◆ Record set
----------------------------------------
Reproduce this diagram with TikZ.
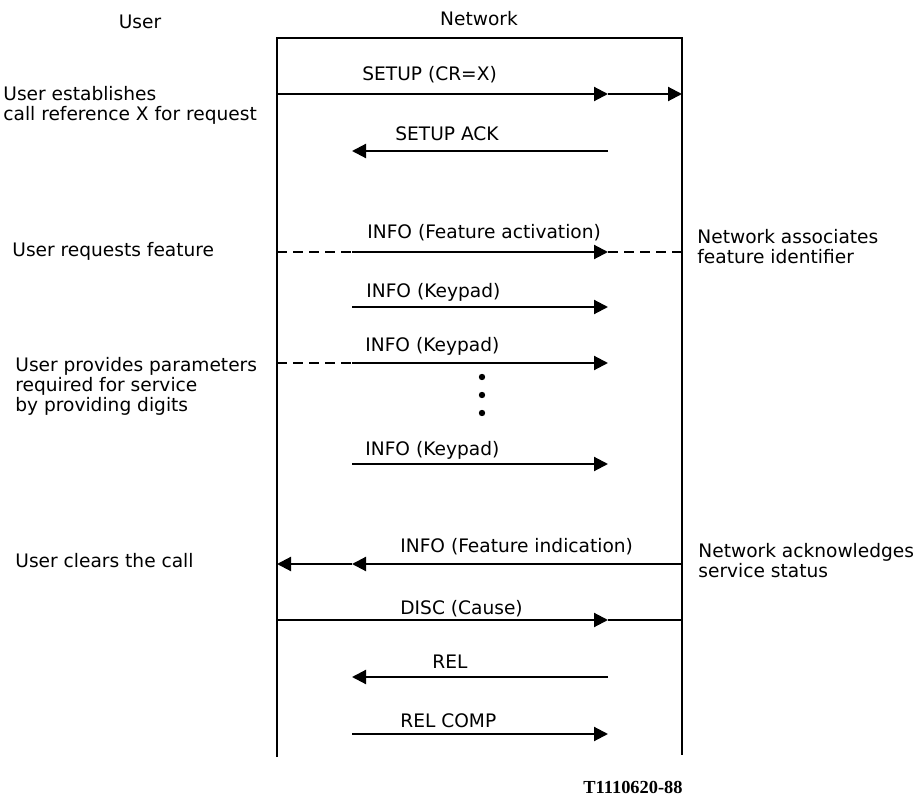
\documentclass[tikz,border=0pt]{standalone}
\usepackage{fontspec}
\setmainfont{DejaVu Sans}
\newfontfamily\figfont{Liberation Serif}
\usepackage{tikz}
\usetikzlibrary{arrows.meta}
\tikzset{>={Triangle[width=7pt,length=7pt]}}
\tikzset{
  side/.style={line width=1.1pt},
  msg/.style={line width=1.05pt},
  dashes/.style={line width=1.05pt,dash pattern=on 5pt off 3pt},
  msglabel/.style={inner sep=0pt,anchor=base west,font=\fontsize{9.3}{10}\selectfont},
  remark/.style={inner sep=0pt,anchor=base west,align=left,font=\fontsize{9.3}{10}\selectfont},
  party/.style={inner sep=0pt,anchor=base,font=\fontsize{9.3}{10}\selectfont},
  dot/.style={circle,fill,inner sep=0pt,minimum size=3.2pt}
}

\begin{document}
\begin{tikzpicture}[x=0.5pt,y=-0.5pt]
\useasboundingbox (0,0) rectangle (918,798);

% sides
\coordinate (usertop) at (277,38);
\coordinate (userbot) at (277,757);
\coordinate (nettop) at (682,38);
\coordinate (netbot) at (682,755);
\draw[side] (userbot) -- (usertop) -- (nettop) -- (netbot);

\path (140,28) node [party] (user) {User};
\path (479,25) node [party] (network) {Network};

% message ends
\coordinate (setupA) at (277,94);
\coordinate (setupB) at (608,94);
\coordinate (setupC) at (682,94);
\coordinate (ackA) at (608,151);
\coordinate (ackB) at (352,151);
\coordinate (actA) at (277,252);
\coordinate (actB) at (352,252);
\coordinate (actC) at (608,252);
\coordinate (actD) at (682,252);
\coordinate (keyoneA) at (352,307);
\coordinate (keyoneB) at (608,307);
\coordinate (keytwoA) at (277,363);
\coordinate (keytwoB) at (352,363);
\coordinate (keytwoC) at (608,363);
\coordinate (keythreeA) at (352,464);
\coordinate (keythreeB) at (608,464);
\coordinate (indA) at (682,564);
\coordinate (indB) at (352,564);
\coordinate (indC) at (277,564);
\coordinate (discA) at (277,620);
\coordinate (discB) at (608,620);
\coordinate (discC) at (682,620);
\coordinate (relA) at (608,677);
\coordinate (relB) at (352,677);
\coordinate (compA) at (352,734);
\coordinate (compB) at (608,734);

% messages
\draw[msg,->] (setupA) -- (setupB);
\draw[msg,->] (setupB) -- (setupC);
\path (362,80) node [msglabel] (setup) {SETUP (CR=X)};

\draw[msg,->] (ackA) -- (ackB);
\path (395,140) node [msglabel] (ack) {SETUP ACK};

\draw[dashes] (actA) -- (actB);
\draw[msg,->] (actB) -- (actC);
\draw[dashes] (actC) -- (actD);
\path (367,238) node [msglabel] (act) {INFO (Feature activation)};

\draw[msg,->] (keyoneA) -- (keyoneB);
\path (366,297) node [msglabel] (keyone) {INFO (Keypad)};

\draw[dashes] (keytwoA) -- (keytwoB);
\draw[msg,->] (keytwoB) -- (keytwoC);
\path (365,351) node [msglabel] (keytwo) {INFO (Keypad)};

\path (482,377) node [dot] (dotA) {};
\path (482,395) node [dot] (dotB) {};
\path (482,413) node [dot] (dotC) {};

\draw[msg,->] (keythreeA) -- (keythreeB);
\path (365,455) node [msglabel] (keythree) {INFO (Keypad)};

\draw[msg,->] (indA) -- (indB);
\draw[msg,->] (indB) -- (indC);
\path (400,552) node [msglabel] (ind) {INFO (Feature indication)};

\draw[msg,->] (discA) -- (discB);
\draw[msg] (discB) -- (discC);
\path (400,614) node [msglabel] (disc) {DISC (Cause)};

\draw[msg,->] (relA) -- (relB);
\path (432,668) node [msglabel] (rel) {REL};

\draw[msg,->] (compA) -- (compB);
\path (400,727) node [msglabel] (comp) {REL COMP};

% remarks (base = last line)
\path (3,120) node [remark] (establish) {User establishes\\call reference X for request};
\path (12,256) node [remark] (request) {User requests feature};
\path (15,411) node [remark] (provide) {User provides parameters\\required for service\\by providing digits};
\path (15,567) node [remark] (clear) {User clears the call};
\path (697,263) node [remark] (associate) {Network associates\\feature identifier};
\path (698,577) node [remark] (acknowledge) {Network acknowledges\\service status};

\path (683,793) node [inner sep=0pt,anchor=base east,font=\figfont\bfseries\fontsize{9.2}{10}\selectfont] (figno) {T1110620-88};

\end{tikzpicture}
\end{document}
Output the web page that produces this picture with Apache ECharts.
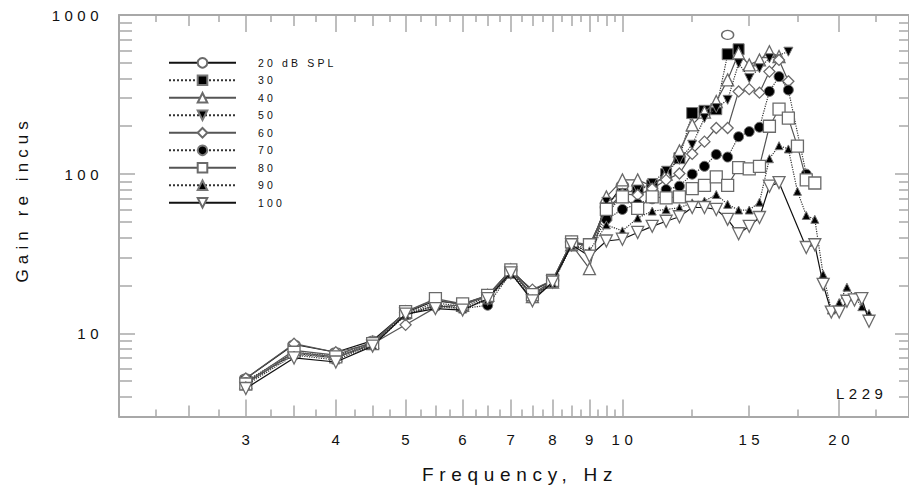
<!DOCTYPE html>
<html><head><meta charset="utf-8">
<script src="https://cdn.jsdelivr.net/npm/echarts@6/dist/echarts.min.js"></script>
<style>
html,body{margin:0;padding:0;background:#fff;}
#chart{width:909px;height:491px;}
#chart svg text{letter-spacing:0.3em;}
</style></head><body><div id="chart"></div>
<script>
const freqs = [3,3.5,4,4.5,5,5.5,6,6.5,7,7.5,8,8.5,9,9.5,10,10.5,11,11.5,12,12.5,13,13.5,14,14.5,15,15.5,16,16.5,17,17.5,18,18.5,19,19.5,20,20.5,21,21.5,22];
const seriesNames = ['20 dB SPL','30','40','50','60','70','80','90','100'];
const N = null;
const spl20  = [5.2,8.5,7.6,9.0,13.5,16.0,15.3,17.2,25.0,18.5,21.5,37.5,35,62,85, N,N,N,N,N,N,N, 750, N,N,N,N,N,N,N,N,N,N,N,N,N,N,N,N];
const spl30  = [5.0,7.6,7.2,8.7,13.3,15.5,14.8,16.8,24.5,17.5,21.0,37.0,35,55,75,80,85,100,126,242,250,256,567,609, N,N,N,N,N,N,N,N,N,N,N,N,N,N,N];
const spl40  = [4.9,7.8,7.3,8.8,13.6,16.3,15.0,17.3,25.0,17.0,21.0,36.0,25.5,72,92,92,84,100,140,204,245,286,391,575,486,522,588,548, N,N,N,N,N,N,N,N,N,N,N];
const spl50  = [4.8,7.5,7.0,8.5,13.2,15.0,14.5,16.5,24.0,16.5,21.0,36.5,32,67,76,80,88,105,123,153,225,260,293,497,401,463,535, N,588, N,N,N,N,N,N,N,N,N,N];
const spl60  = [5.2,8.6,7.6,8.6,11.3,14.5,15.2,17.0,24.5,18.8,21.5,37.5,35,60,75,74,81,92,101,134,160,195,195,331,342,325,441,522,383, N,N,N,N,N,N,N,N,N,N];
const spl70  = [4.9,7.4,7.0,8.5,13.0,15.0,14.3,15.0,24.0,17.5,21.0,36.0,34,52,60,65,70,80,84,100,112,133,128,172,185,197,331,410,338, N,100, N,N,N,N,N,N,N,N];
const spl80  = [4.8,7.6,7.1,8.6,13.7,16.5,15.3,17.3,25.0,17.5,21.5,37.5,36,60,72,61,72,71,72,81,85,96,85,110,108,112,200,256,225,150,92,88, N,N,N,N,N,N,N];
const spl90  = [4.7,7.3,6.8,8.4,13.0,14.8,14.2,16.2,23.5,16.5,20.5,35.5,33,48,44,53,58.6,60,61.5,66,67.7,74.5,64.6,59.5,59.5,66.7,125,151,144,78,55,52,23.5,14.0,15.6,19.5,17,14.7,13.3];
const spl100 = [4.5,7.0,6.6,8.3,13.2,14.3,14.0,16.5,24.0,16.0,21.0,36.0,30.5,38,39,43,47,50.6,54,61.7,61.7,60,52,42.2,47,53.4,84,88.5, N,N,34.6,36,20.3,13.6,13.6,15.9,16.2,16.5,11.9];
const allValues = [spl20,spl30,spl40,spl50,spl60,spl70,spl80,spl90,spl100];

const xMajor = [3,4,5,6,7,8,9,10,20];
const xMid = [2.5,3.5,4.5,5.5,6.5,7.5,8.5,9.5,15];
const xMinor = [2.25,2.75,3.25,3.75,4.25,4.75,5.25,5.75,6.25,6.75,7.25,7.75,8.25,8.75,9.25,9.75,12.5,17.5,22.5];
const xLabels = [3,4,5,6,7,8,9,10,15,20];
const yMajor = [10,100,1000];
const yMinor = [4,5,6,7,8,9,20,30,40,50,60,70,80,90,200,300,400,500,600,700,800,900];

const FONT = 'Liberation Sans';
const AX = '#a8a8a8';

const styles = [
  {symbol:'circle', size:[12,9], fill:'#fff', dash:'solid', lc:'#111', rot:0},
  {symbol:'rect', size:11, fill:'#000', dash:'dotted', lc:'#333', rot:0},
  {symbol:'triangle', size:12, fill:'#fff', dash:'solid', lc:'#555', rot:0},
  {symbol:'triangle', size:9, fill:'#000', dash:'dotted', lc:'#333', rot:180},
  {symbol:'diamond', size:[11,11], fill:'#fff', dash:'solid', lc:'#555', rot:0},
  {symbol:'circle', size:10, fill:'#000', dash:'dotted', lc:'#333', rot:0},
  {symbol:'rect', size:12, fill:'#fff', dash:'solid', lc:'#555', rot:0},
  {symbol:'triangle', size:8, fill:'#000', dash:'dotted', lc:'#333', rot:0},
  {symbol:'triangle', size:12, fill:'#fff', dash:'solid', lc:'#111', rot:180}
];

const plain = v => String(v);

function xAx(pos, vals, len, showLine, labels, extra){
  return Object.assign({
    type:'log', logBase:10, min:2, max:25, position:pos, gridIndex:0,
    axisLine:{show:showLine, lineStyle:{color:AX, width:2}},
    axisTick:{show:true, inside:true, length:len, customValues:vals, lineStyle:{color:AX, width:1.5}},
    axisLabel: labels ? {show:true, customValues:labels, formatter:plain, margin:15, fontSize:15, color:'#111', fontFamily:FONT, padding:[0,0,0,4]} : {show:false},
    splitLine:{show:false}, minorTick:{show:false}, minorSplitLine:{show:false}
  }, extra||{});
}
function yAx(pos, vals, len, showLine, labels, extra){
  return Object.assign({
    type:'log', logBase:10, min:3, max:1000, position:pos, gridIndex:0,
    axisLine:{show:showLine, lineStyle:{color:AX, width:2}},
    axisTick:{show:true, inside:true, length:len, customValues:vals, lineStyle:{color:AX, width:1.5}},
    axisLabel: labels ? {show:true, customValues:labels, formatter:plain, margin:16, fontSize:15, color:'#111', fontFamily:FONT} : {show:false},
    splitLine:{show:false}, minorTick:{show:false}, minorSplitLine:{show:false}
  }, extra||{});
}

const series = seriesNames.map((name,i)=>{
  const s = styles[i];
  return {
    name, type:'line', xAxisIndex:0, yAxisIndex:0,
    data: freqs.map((f,k)=>[f, allValues[i][k]]),
    connectNulls: i !== 0,
    symbol: s.symbol, symbolSize: s.size, symbolRotate: s.rot, showSymbol:true, showAllSymbol:true,
    itemStyle:{color:s.fill, borderColor: s.fill === '#000' ? '#777' : '#6a6a6a', borderWidth: s.fill === '#000' ? 1 : 1.3},
    lineStyle:{color:s.lc, width:1.2, type:s.dash},
    emphasis:{disabled:true}, z: 2 + i
  };
});

const chart = echarts.init(document.getElementById('chart'), null, {renderer:'svg'});
chart.setOption({
  animation:false,
  backgroundColor:'#fff',
  textStyle:{fontFamily:FONT},
  grid:{left:119, top:15, width:795.6, height:401.5, containLabel:false},
  xAxis:[
    xAx('bottom', xMajor, 17, true, xLabels, {name:'Frequency, Hz', nameLocation:'middle', nameGap:48, nameTextStyle:{fontSize:19, color:'#111', fontFamily:FONT, padding:[0,0,0,12]}}),
    xAx('bottom', xMid, 11, false, null),
    xAx('bottom', xMinor, 7, false, null),
    xAx('top', xMajor, 17, true, null),
    xAx('top', xMid, 11, false, null),
    xAx('top', xMinor, 7, false, null)
  ],
  yAxis:[
    yAx('left', yMajor, 16, true, yMajor, {name:'Gain re incus', nameLocation:'middle', nameGap:88, nameRotate:90, nameTextStyle:{fontSize:17, color:'#111', fontFamily:FONT, padding:[0,0,0,33]}}),
    yAx('left', yMinor, 13, false, null),
    yAx('right', yMajor, 14, true, null),
    yAx('right', yMinor, 10, false, null)
  ],
  legend:{
    orient:'vertical', left:163, top:52, padding:5, itemWidth:67, itemHeight:12, itemGap:5.9,
    data: seriesNames,
    textStyle:{fontSize:10.5, color:'#111', fontFamily:FONT, padding:[0,0,0,17]},
    selectedMode:false
  },
  graphic:[{type:'text', left:836, top:386, style:{text:'L229', font:'15px "Liberation Sans"', fill:'#111'}}],
  series
});
</script></body></html>
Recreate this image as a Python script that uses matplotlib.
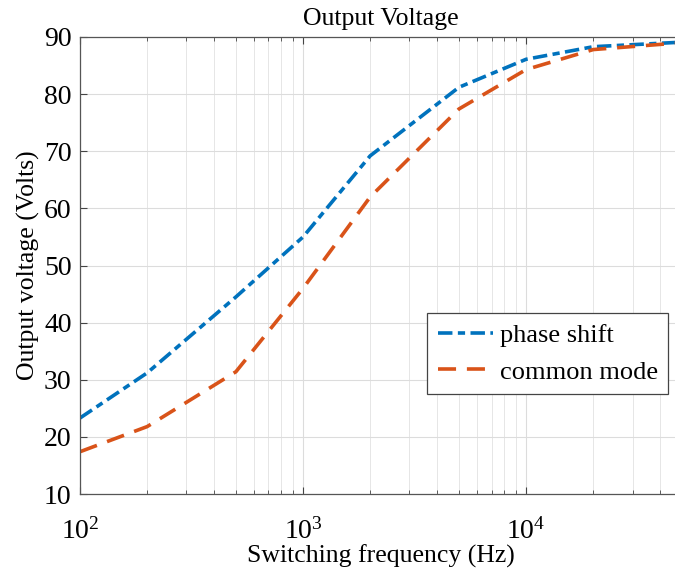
----------------------------------------
◆ Task objective
Restate word for word only the lines from where the entries begin through the one with "(compB) at (608,734);"; omit the pictures.

◆ Answer
Reproduce this diagram with TikZ.
\documentclass[tikz,border=0pt]{standalone}
\usepackage{fontspec}
\setmainfont{DejaVu Sans}
\newfontfamily\figfont{Liberation Serif}
\usepackage{tikz}
\usetikzlibrary{arrows.meta}
\tikzset{>={Triangle[width=7pt,length=7pt]}}
\tikzset{
  side/.style={line width=1.1pt},
  msg/.style={line width=1.05pt},
  dashes/.style={line width=1.05pt,dash pattern=on 5pt off 3pt},
  msglabel/.style={inner sep=0pt,anchor=base west,font=\fontsize{9.3}{10}\selectfont},
  remark/.style={inner sep=0pt,anchor=base west,align=left,font=\fontsize{9.3}{10}\selectfont},
  party/.style={inner sep=0pt,anchor=base,font=\fontsize{9.3}{10}\selectfont},
  dot/.style={circle,fill,inner sep=0pt,minimum size=3.2pt}
}

\begin{document}
\begin{tikzpicture}[x=0.5pt,y=-0.5pt]
\useasboundingbox (0,0) rectangle (918,798);

% sides
\coordinate (usertop) at (277,38);
\coordinate (userbot) at (277,757);
\coordinate (nettop) at (682,38);
\coordinate (netbot) at (682,755);
\draw[side] (userbot) -- (usertop) -- (nettop) -- (netbot);

\path (140,28) node [party] (user) {User};
\path (479,25) node [party] (network) {Network};

% message ends
\coordinate (setupA) at (277,94);
\coordinate (setupB) at (608,94);
\coordinate (setupC) at (682,94);
\coordinate (ackA) at (608,151);
\coordinate (ackB) at (352,151);
\coordinate (actA) at (277,252);
\coordinate (actB) at (352,252);
\coordinate (actC) at (608,252);
\coordinate (actD) at (682,252);
\coordinate (keyoneA) at (352,307);
\coordinate (keyoneB) at (608,307);
\coordinate (keytwoA) at (277,363);
\coordinate (keytwoB) at (352,363);
\coordinate (keytwoC) at (608,363);
\coordinate (keythreeA) at (352,464);
\coordinate (keythreeB) at (608,464);
\coordinate (indA) at (682,564);
\coordinate (indB) at (352,564);
\coordinate (indC) at (277,564);
\coordinate (discA) at (277,620);
\coordinate (discB) at (608,620);
\coordinate (discC) at (682,620);
\coordinate (relA) at (608,677);
\coordinate (relB) at (352,677);
\coordinate (compA) at (352,734);
\coordinate (compB) at (608,734);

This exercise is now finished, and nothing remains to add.